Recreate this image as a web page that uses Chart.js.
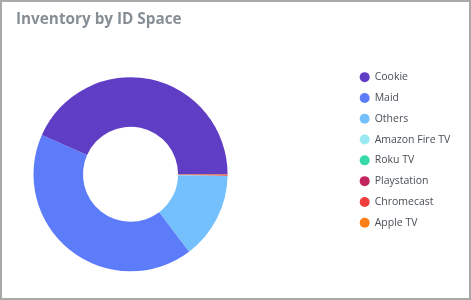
==
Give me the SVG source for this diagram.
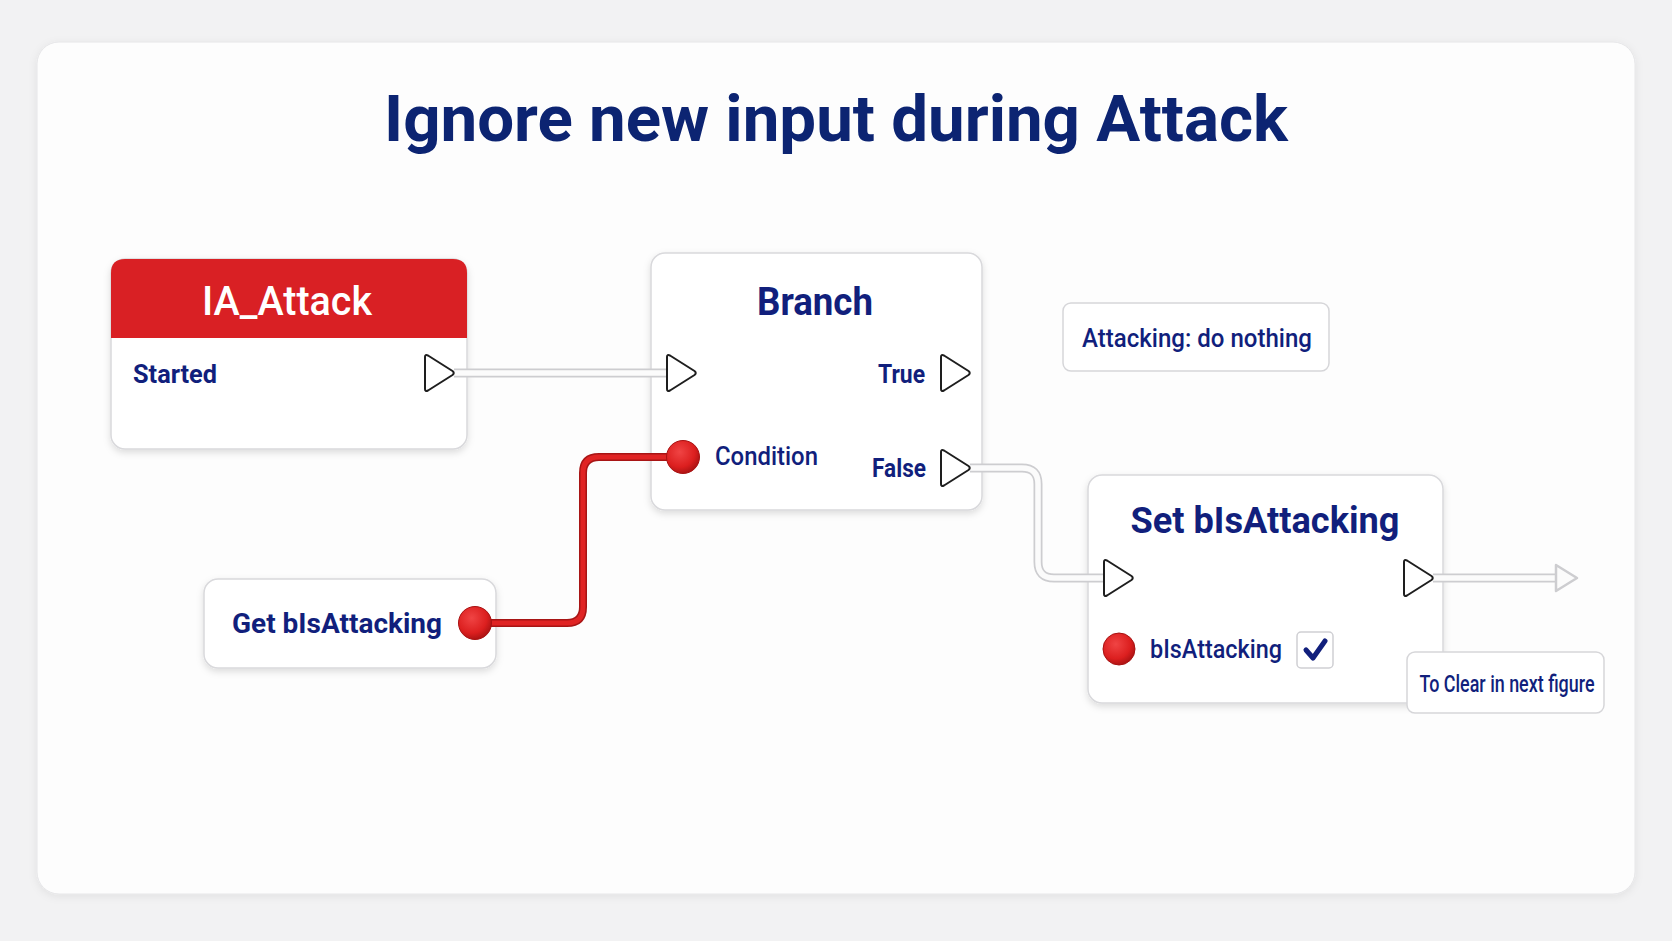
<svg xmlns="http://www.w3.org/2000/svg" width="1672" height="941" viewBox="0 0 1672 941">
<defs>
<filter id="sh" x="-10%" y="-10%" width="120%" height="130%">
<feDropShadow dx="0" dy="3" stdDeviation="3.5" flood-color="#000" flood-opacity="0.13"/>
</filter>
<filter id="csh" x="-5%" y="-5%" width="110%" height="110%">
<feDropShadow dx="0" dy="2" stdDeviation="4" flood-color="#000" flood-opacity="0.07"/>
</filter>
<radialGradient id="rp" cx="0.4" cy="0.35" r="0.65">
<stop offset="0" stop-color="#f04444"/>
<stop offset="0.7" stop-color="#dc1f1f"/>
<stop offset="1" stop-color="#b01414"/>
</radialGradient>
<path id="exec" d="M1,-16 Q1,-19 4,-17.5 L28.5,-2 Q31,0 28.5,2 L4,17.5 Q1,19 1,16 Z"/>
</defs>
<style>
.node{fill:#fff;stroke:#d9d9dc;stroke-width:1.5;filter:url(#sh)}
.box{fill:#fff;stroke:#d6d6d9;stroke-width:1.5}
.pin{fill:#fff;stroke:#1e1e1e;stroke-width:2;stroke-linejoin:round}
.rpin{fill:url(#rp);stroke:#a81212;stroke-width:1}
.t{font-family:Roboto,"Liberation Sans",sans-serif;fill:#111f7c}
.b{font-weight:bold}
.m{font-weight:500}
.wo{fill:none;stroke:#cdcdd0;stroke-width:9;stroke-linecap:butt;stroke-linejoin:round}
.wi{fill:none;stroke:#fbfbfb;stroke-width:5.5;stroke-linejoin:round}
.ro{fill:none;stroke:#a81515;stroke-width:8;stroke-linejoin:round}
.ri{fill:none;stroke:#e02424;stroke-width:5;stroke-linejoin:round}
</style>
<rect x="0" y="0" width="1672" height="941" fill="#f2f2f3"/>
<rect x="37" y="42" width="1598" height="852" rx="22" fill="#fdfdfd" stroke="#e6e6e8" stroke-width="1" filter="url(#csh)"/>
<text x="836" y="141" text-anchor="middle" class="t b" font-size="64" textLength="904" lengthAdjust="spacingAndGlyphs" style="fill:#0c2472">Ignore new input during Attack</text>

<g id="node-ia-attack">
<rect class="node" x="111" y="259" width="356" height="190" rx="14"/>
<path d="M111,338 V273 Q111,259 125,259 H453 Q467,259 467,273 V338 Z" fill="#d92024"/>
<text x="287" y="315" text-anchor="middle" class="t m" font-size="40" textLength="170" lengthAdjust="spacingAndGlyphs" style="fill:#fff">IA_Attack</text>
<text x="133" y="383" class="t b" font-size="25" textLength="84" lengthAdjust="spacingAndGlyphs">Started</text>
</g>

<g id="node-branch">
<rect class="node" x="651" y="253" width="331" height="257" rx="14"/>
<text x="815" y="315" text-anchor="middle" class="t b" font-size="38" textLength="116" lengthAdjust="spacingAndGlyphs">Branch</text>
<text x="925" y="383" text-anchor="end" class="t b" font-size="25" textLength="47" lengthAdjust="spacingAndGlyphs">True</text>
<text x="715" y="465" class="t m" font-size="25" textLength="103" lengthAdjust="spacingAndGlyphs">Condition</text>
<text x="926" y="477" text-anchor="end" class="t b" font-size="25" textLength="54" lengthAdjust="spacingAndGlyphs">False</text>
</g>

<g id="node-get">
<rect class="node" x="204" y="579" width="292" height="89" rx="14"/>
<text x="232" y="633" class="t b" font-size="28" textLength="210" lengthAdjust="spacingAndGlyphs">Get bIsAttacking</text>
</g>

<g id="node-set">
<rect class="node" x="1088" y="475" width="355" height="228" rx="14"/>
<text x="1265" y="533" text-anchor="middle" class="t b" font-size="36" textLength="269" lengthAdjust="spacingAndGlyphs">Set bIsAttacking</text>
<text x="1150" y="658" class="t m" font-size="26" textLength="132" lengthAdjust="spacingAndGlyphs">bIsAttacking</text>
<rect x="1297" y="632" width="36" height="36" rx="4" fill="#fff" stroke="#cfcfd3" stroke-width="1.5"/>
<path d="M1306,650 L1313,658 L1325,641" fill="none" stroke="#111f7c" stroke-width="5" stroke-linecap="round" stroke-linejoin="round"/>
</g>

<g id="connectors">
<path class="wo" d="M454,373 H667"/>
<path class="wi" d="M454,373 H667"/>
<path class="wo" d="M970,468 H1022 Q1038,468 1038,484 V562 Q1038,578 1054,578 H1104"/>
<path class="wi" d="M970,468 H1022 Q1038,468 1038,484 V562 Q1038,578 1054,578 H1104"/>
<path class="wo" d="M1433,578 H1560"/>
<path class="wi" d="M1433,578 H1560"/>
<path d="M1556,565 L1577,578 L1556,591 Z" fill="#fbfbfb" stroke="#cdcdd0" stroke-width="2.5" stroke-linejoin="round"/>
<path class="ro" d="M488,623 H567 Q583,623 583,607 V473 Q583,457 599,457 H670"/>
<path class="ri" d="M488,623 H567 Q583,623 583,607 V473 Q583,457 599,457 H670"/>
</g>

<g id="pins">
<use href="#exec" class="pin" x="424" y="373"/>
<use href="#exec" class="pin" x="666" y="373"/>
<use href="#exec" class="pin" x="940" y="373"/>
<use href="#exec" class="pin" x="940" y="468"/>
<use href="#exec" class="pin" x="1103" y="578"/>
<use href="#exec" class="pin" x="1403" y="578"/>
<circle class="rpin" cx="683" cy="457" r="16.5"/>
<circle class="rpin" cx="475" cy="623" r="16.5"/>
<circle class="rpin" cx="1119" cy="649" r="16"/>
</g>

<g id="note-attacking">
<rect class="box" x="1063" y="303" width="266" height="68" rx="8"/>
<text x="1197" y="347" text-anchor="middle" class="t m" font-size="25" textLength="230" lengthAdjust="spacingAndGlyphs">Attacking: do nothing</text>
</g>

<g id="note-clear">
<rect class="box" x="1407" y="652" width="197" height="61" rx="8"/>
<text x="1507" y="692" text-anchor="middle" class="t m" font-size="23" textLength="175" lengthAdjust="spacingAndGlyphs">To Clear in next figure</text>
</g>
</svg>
---
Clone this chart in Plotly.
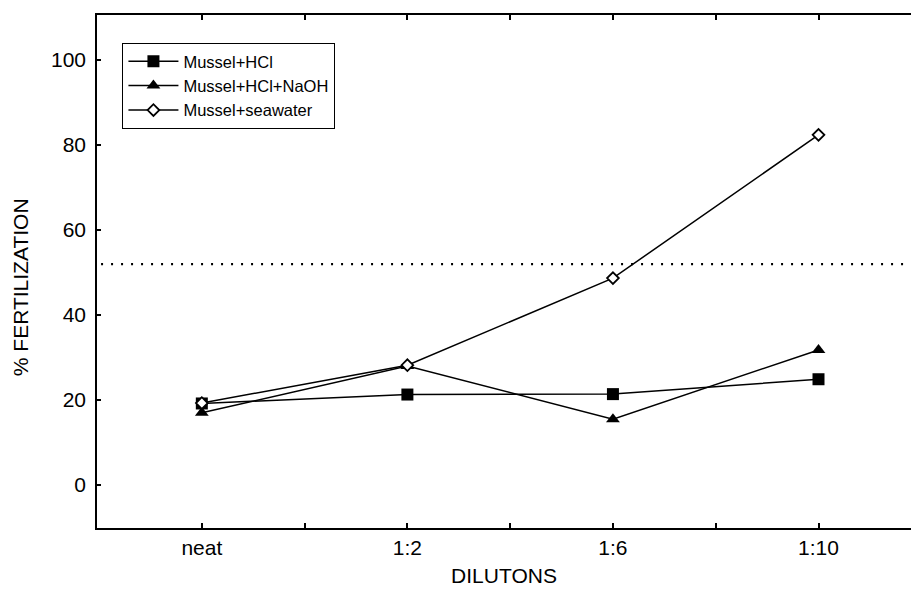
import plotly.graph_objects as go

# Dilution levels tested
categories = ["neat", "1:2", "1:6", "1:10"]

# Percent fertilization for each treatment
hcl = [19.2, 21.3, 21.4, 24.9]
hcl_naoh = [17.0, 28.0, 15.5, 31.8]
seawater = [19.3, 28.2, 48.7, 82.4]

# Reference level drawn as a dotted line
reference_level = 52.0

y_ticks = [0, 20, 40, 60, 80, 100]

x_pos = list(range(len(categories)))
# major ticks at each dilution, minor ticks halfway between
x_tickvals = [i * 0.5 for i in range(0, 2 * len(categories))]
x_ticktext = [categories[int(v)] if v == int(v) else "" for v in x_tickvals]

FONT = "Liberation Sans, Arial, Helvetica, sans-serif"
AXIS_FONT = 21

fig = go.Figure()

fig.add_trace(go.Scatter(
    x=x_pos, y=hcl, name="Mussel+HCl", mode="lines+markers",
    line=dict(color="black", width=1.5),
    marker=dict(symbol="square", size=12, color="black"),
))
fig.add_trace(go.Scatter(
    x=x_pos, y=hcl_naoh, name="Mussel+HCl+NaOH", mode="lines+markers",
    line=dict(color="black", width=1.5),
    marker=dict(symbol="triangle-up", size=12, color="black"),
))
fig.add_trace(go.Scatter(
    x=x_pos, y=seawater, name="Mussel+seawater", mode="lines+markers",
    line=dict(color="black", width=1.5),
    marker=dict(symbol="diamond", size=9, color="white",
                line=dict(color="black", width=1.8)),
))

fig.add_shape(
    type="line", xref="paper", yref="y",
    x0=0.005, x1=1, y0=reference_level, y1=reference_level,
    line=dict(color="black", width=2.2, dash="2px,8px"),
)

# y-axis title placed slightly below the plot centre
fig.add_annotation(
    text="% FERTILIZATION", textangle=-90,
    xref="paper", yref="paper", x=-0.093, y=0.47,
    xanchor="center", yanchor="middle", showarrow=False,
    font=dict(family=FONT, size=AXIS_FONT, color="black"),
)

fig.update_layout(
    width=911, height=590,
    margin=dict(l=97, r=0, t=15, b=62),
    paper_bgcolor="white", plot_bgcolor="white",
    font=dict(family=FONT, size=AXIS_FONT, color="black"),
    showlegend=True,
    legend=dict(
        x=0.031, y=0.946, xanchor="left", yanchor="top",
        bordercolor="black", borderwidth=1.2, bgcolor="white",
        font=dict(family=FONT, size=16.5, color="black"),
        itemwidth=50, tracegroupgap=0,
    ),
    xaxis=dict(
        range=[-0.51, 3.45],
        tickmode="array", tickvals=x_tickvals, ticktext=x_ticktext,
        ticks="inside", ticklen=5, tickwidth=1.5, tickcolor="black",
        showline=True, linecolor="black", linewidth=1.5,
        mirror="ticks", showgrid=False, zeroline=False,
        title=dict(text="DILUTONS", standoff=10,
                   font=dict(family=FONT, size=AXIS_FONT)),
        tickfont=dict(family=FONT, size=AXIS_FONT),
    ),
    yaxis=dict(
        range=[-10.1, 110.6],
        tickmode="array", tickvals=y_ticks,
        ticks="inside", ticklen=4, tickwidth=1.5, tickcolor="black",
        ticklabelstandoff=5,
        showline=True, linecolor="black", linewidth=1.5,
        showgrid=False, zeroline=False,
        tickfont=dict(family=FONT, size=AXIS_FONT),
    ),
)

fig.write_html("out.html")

• [GIVEN REQUEST] Extract exactly the lines running from the line containing "Clone this chart in Plotly." to the line containing "y_ticks = [0, 20, 40, 60, 80, 100]", with both end lines included and all pictures left out.

• [TASK OUTPUT]
Clone this chart in Plotly.
import plotly.graph_objects as go

# Dilution levels tested
categories = ["neat", "1:2", "1:6", "1:10"]

# Percent fertilization for each treatment
hcl = [19.2, 21.3, 21.4, 24.9]
hcl_naoh = [17.0, 28.0, 15.5, 31.8]
seawater = [19.3, 28.2, 48.7, 82.4]

# Reference level drawn as a dotted line
reference_level = 52.0

y_ticks = [0, 20, 40, 60, 80, 100]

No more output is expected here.